Bei sexualisierter Gewalt geht es im staatlichen Recht um sexuelle Handlungen gegenüber Personen, die aus bestimmten Gründen besonders schutzwürdig sind, und die in die sexuellen Handlungen nicht oder nur eingeschränkt einwilligen können, geschützt wird die sexuelle Selbstbestimmung. Im kirchlichen Strafrecht wird dieser Begriff nicht verwendet, sondern von Straftaten gegen das sechste Gebot des Dekalogs („Du sollst nicht die Ehe brechen.“) gesprochen, die als Straftaten gegen die besonderen Verpflichtungen eines Klerikers, aber auch als Straftaten gegen Leben, Würde und Freiheit des Menschen gesehen werden. Die Formulierung der „Straftaten gegen das sechste Gebot des Dekalogs“ wird in der kirchlichen Tradition nicht nur auf den Ehebruch, sondern auf den gesamten Bereich der menschlichen Geschlechtlichkeit bezogen. Sie zielt daher auf jedes kirchlich strafrechtlich relevante sexuelle Fehlverhalten und ist deshalb unter Umständen weiter gefasst als entsprechende staatliche Regelungen. Somit können Straftaten unterhalb der Schwelle der staatlichen Strafbarkeit im kirchlichen Strafrecht durchaus belangt werden. Sexualisierte Gewalt durch Kleriker an Minderjährigen unter 18 Jahren bzw. an Personen mit habituell eingeschränktem Vernunftgebrauch wird als schwerwiegendere Straftat qualifiziert, deren strafrechtliche Ahndung der zuständigen Behörde im Vatikan vorbehalten ist. Das Gleiche gilt ausdrücklich auch für den Erwerb, die Aufbewahrung oder Verbreitung pornografischer Bilder von Minderjährigen durch Kleriker.

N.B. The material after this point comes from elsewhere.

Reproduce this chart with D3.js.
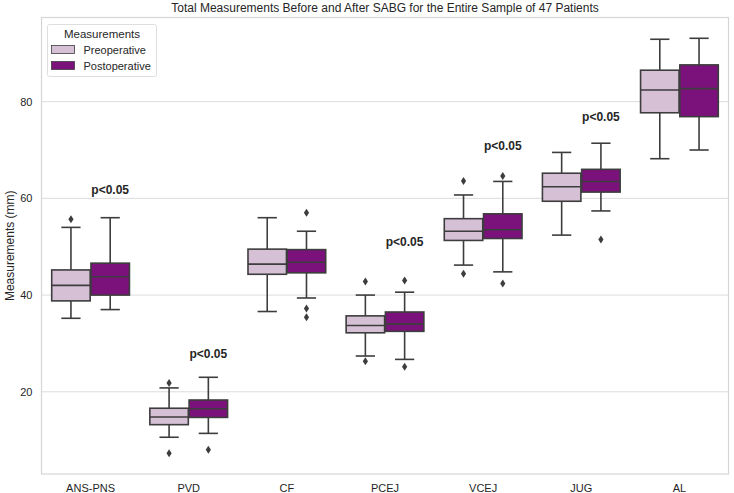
<!DOCTYPE html>
<html>
<head>
<meta charset="utf-8">
<script src="https://cdn.jsdelivr.net/npm/d3@7"></script>
<style>
  body { margin: 0; background: #fff; }
  svg { font-family: "Liberation Sans", Arial, sans-serif; }
</style>
</head>
<body>
<svg id="chart" width="734" height="493"></svg>
<script>
// categories and groups
const categories = ["ANS-PNS", "PVD", "CF", "PCEJ", "VCEJ", "JUG", "AL"];
const groups = ["Preoperative", "Postoperative"];
const groupColors = ["#d6c0d6", "#7b117b"];

// box stats: [whiskerLow, q1, median, q3, whiskerHigh]
const preStats = [
    [35.2, 38.8, 42.0, 45.2, 54.0],
    [10.6, 13.2, 14.8, 16.6, 20.8],
    [36.6, 44.3, 46.4, 49.5, 56.0],
    [27.4, 32.2, 33.7, 35.7, 40.0],
    [46.2, 51.3, 53.2, 55.8, 60.7],
    [52.4, 59.4, 62.4, 65.2, 69.5],
    [68.2, 77.7, 82.4, 86.5, 92.9]
];
const postStats = [
    [37.0, 40.0, 43.8, 46.6, 56.0],
    [11.4, 14.7, 16.5, 18.3, 23.0],
    [39.4, 44.6, 46.8, 49.4, 53.2],
    [26.7, 32.5, 34.0, 36.5, 40.6],
    [44.8, 51.7, 53.5, 56.8, 63.5],
    [57.4, 61.3, 63.5, 66.0, 71.4],
    [70.0, 76.9, 82.7, 87.6, 93.1]
];
// outliers
const preOutliers = [[55.7], [21.8, 7.3], [], [42.8, 26.3], [63.6, 44.4], [], []];
const postOutliers = [[], [8.0], [57.0, 37.2, 35.4], [43.0, 25.2], [64.6, 42.4], [51.5], []];

// significance labels (category, y value of text baseline)
const sigLabels = [
    ["ANS-PNS", 61.0],
    ["PVD", 27.0],
    ["PCEJ", 50.1],
    ["VCEJ", 70.0],
    ["JUG", 76.0]
];
const yTicks = [20, 40, 60, 80];

const svg = d3.select("#chart");
const margin = {left: 41.5, right: 5.5, top: 17.5, bottom: 19};
const width = 734 - margin.left - margin.right;
const height = 493 - margin.top - margin.bottom;

const g = svg.append("g").attr("transform", `translate(${margin.left},${margin.top})`);

const x = d3.scaleBand().domain(categories).range([0, width]).padding(0);
const xSub = d3.scaleBand().domain(groups).range([x.bandwidth() * 0.1, x.bandwidth() * 0.9]).padding(0);
const y = d3.scaleLinear().domain([3.0, 97.4]).range([height, 0]);

// gridlines
g.selectAll("line.grid")
    .data(yTicks)
    .join("line")
    .attr("class", "grid")
    .attr("x1", 0).attr("x2", width)
    .attr("y1", d => y(d)).attr("y2", d => y(d))
    .attr("stroke", "#dcdcdc")
    .attr("stroke-width", 1);

// frame
g.append("rect")
    .attr("x", 0).attr("y", 0)
    .attr("width", width).attr("height", height)
    .attr("fill", "none")
    .attr("stroke", "#d5d5d5")
    .attr("stroke-width", 1.2);

// y axis labels
const yAxis = g.append("g").call(d3.axisLeft(y).tickValues(yTicks).tickSize(0).tickPadding(9));
yAxis.select(".domain").remove();
yAxis.selectAll("text").attr("font-size", 11).attr("fill", "#262626").attr("font-family", "Liberation Sans, Arial, sans-serif");

// x axis labels
const xAxis = g.append("g")
    .attr("transform", `translate(0,${height})`)
    .call(d3.axisBottom(x).tickSize(0).tickPadding(10));
xAxis.select(".domain").remove();
xAxis.selectAll("text").attr("font-size", 11).attr("fill", "#262626").attr("font-family", "Liberation Sans, Arial, sans-serif");

const lineColor = "#3d3d3d";

// draw boxes
let boxData = [];
categories.forEach((c, i) => {
    boxData.push({cat: c, grp: groups[0], color: groupColors[0], s: preStats[i], out: preOutliers[i]});
    boxData.push({cat: c, grp: groups[1], color: groupColors[1], s: postStats[i], out: postOutliers[i]});
});

const bw = xSub.bandwidth() * 0.98;
const boxes = g.selectAll("g.box")
    .data(boxData)
    .join("g")
    .attr("class", "box")
    .attr("transform", d => `translate(${x(d.cat) + xSub(d.grp) + xSub.bandwidth() / 2},0)`);

// whiskers
boxes.append("line")
    .attr("x1", 0).attr("x2", 0)
    .attr("y1", d => y(d.s[0])).attr("y2", d => y(d.s[1]))
    .attr("stroke", lineColor).attr("stroke-width", 1.6);
boxes.append("line")
    .attr("x1", 0).attr("x2", 0)
    .attr("y1", d => y(d.s[3])).attr("y2", d => y(d.s[4]))
    .attr("stroke", lineColor).attr("stroke-width", 1.6);
// caps
boxes.append("line")
    .attr("x1", -bw / 4).attr("x2", bw / 4)
    .attr("y1", d => y(d.s[0])).attr("y2", d => y(d.s[0]))
    .attr("stroke", lineColor).attr("stroke-width", 1.6);
boxes.append("line")
    .attr("x1", -bw / 4).attr("x2", bw / 4)
    .attr("y1", d => y(d.s[4])).attr("y2", d => y(d.s[4]))
    .attr("stroke", lineColor).attr("stroke-width", 1.6);
// box
boxes.append("rect")
    .attr("x", -bw / 2)
    .attr("width", bw)
    .attr("y", d => y(d.s[3]))
    .attr("height", d => y(d.s[1]) - y(d.s[3]))
    .attr("fill", d => d.color)
    .attr("stroke", lineColor).attr("stroke-width", 1.6);
// median
boxes.append("line")
    .attr("x1", -bw / 2).attr("x2", bw / 2)
    .attr("y1", d => y(d.s[2])).attr("y2", d => y(d.s[2]))
    .attr("stroke", lineColor).attr("stroke-width", 1.6);
// outliers as thin diamonds
boxes.selectAll("path.out")
    .data(d => d.out)
    .join("path")
    .attr("class", "out")
    .attr("d", v => `M0,${y(v) - 4}L2.6,${y(v)}L0,${y(v) + 4}L-2.6,${y(v)}Z`)
    .attr("fill", lineColor);

// significance labels
g.selectAll("text.sig")
    .data(sigLabels)
    .join("text")
    .attr("class", "sig")
    .attr("x", d => x(d[0]) + xSub(groups[1]) + xSub.bandwidth() / 2)
    .attr("y", d => y(d[1]))
    .attr("text-anchor", "middle")
    .attr("font-size", 12)
    .attr("font-weight", "bold")
    .attr("fill", "#262626")
    .text("p<0.05");

// title
svg.append("text")
    .attr("x", margin.left + width / 2)
    .attr("y", 12)
    .attr("text-anchor", "middle")
    .attr("font-size", 12)
    .attr("fill", "#262626")
    .text("Total Measurements Before and After SABG for the Entire Sample of 47 Patients");

// y label
svg.append("text")
    .attr("transform", `translate(14,${margin.top + height / 2}) rotate(-90)`)
    .attr("text-anchor", "middle")
    .attr("font-size", 12)
    .attr("fill", "#262626")
    .text("Measurements (mm)");

// legend
const legend = svg.append("g").attr("transform", "translate(47.5,24.5)");
legend.append("rect")
    .attr("width", 109).attr("height", 52)
    .attr("rx", 2)
    .attr("fill", "#fff")
    .attr("stroke", "#dedede");
legend.append("text")
    .attr("x", 54.5).attr("y", 13)
    .attr("text-anchor", "middle")
    .attr("font-size", 11.5)
    .attr("fill", "#262626")
    .text("Measurements");
const li = legend.selectAll("g.item")
    .data(groups)
    .join("g")
    .attr("class", "item")
    .attr("transform", (d, i) => `translate(4,${21 + i * 16})`);
li.append("rect")
    .attr("width", 23).attr("height", 8)
    .attr("fill", (d, i) => groupColors[i])
    .attr("stroke", lineColor).attr("stroke-width", 0.8);
li.append("text")
    .attr("x", 32).attr("y", 8)
    .attr("font-size", 11)
    .attr("fill", "#262626")
    .text(d => d);
</script>
</body>
</html>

Kleriker können bei einer Straftat gegen das sechste Gebot des Dekalogs mit einem Minderjährigen, bei Verführung oder Verleitung von Minderjährigen zur Teilnahme an oder Umsetzung von pornographischen Darstellungen und bei Erwerb, Aufbewahrung oder Verbreitung pornographischer Bilder von Minderjährigen mit der Amtsenthebung und anderen Strafen belegt werden. Ist der Fall besonders schwerwiegend, kann die Entlassung aus dem Klerikerstand erfolgen. Auch andere Gläubige können bei Begehen dieser Straftaten bestraft werden. Mögliche Strafen sind etwa Geldstrafen, die Einschränkung der Ausübung von Rechten oder der Entzug von kirchlichen Ämtern, Aufgaben, Diensten, Funktionen oder Tätigkeiten.